That which is born of the flesh is flesh, and that which is born of the Spirit is spirit. John 3:6
I grew up in an evangelical church where Born Again was a central concept. What that meant though, wasn’t completely clear. In my mind, once a person believed in Christ, he was born again into a new life, which necessarily meant he left the old one behind. I falsely understood that Christians couldn’t be addicts. Addicts were bad people, whose behavior stood as evidence that they weren’t born again.
You can imagine my crisis of identity then, when I realized I had an addiction. As my life fell apart, I had to wonder what it all meant. Those closest to me asked too. Are you even a Christian? Christians don’t act like this. What was I, a Christian or an addict?
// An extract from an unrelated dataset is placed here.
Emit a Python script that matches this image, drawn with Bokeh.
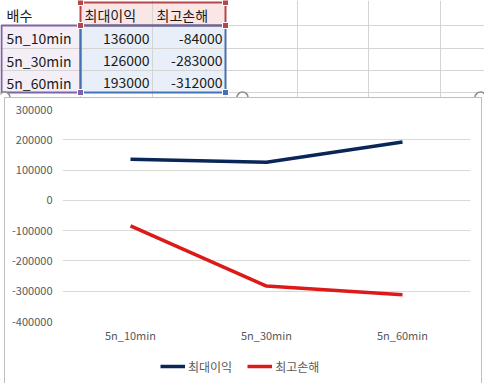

I desperately needed to know who I was. Today’s passage was one of those which helped shape my understanding of my identity. In the story, Jesus told Nicodemus, a Pharisee, that a man must be born again to find the kingdom of God. He said that a man was born once of flesh, but that he must be born again spiritually to know God.
I’d previously understood that this spiritual rebirth meant that the old life ended. This isn’t the case though. When we’re born again spiritually, we don’t die physically. We gain a new spiritual life, but we carry it in the old flesh life (2 Corinthians 4:7). Call it human nature, sin nature, or the desires of the flesh, we all retain self-destructive appetites. Even the apostle Paul struggled with his evil nature (Romans 7:18). If a man is gluttonous prior to faith, he will continue to struggle with this after coming to know God.
What does Born Again do for us then? In our new spiritual life, we absolutely have the freedom to follow God. This is our continual choice, to pursue Christ, in which case we may daily know freedom from ourselves. Or, we may daily indulge in our self-destructive nature. The consequences of either choice will be predictable.
I’m a Born-Again Christian. In the clinic though, I introduce myself as a physician. In a recovery meeting, I identify as an addict in recovery. I’m all of these things. Frankly, I still struggle with my destructive appetites. If I want to know the freedom of the new life, then daily, I must do what it takes to live in it.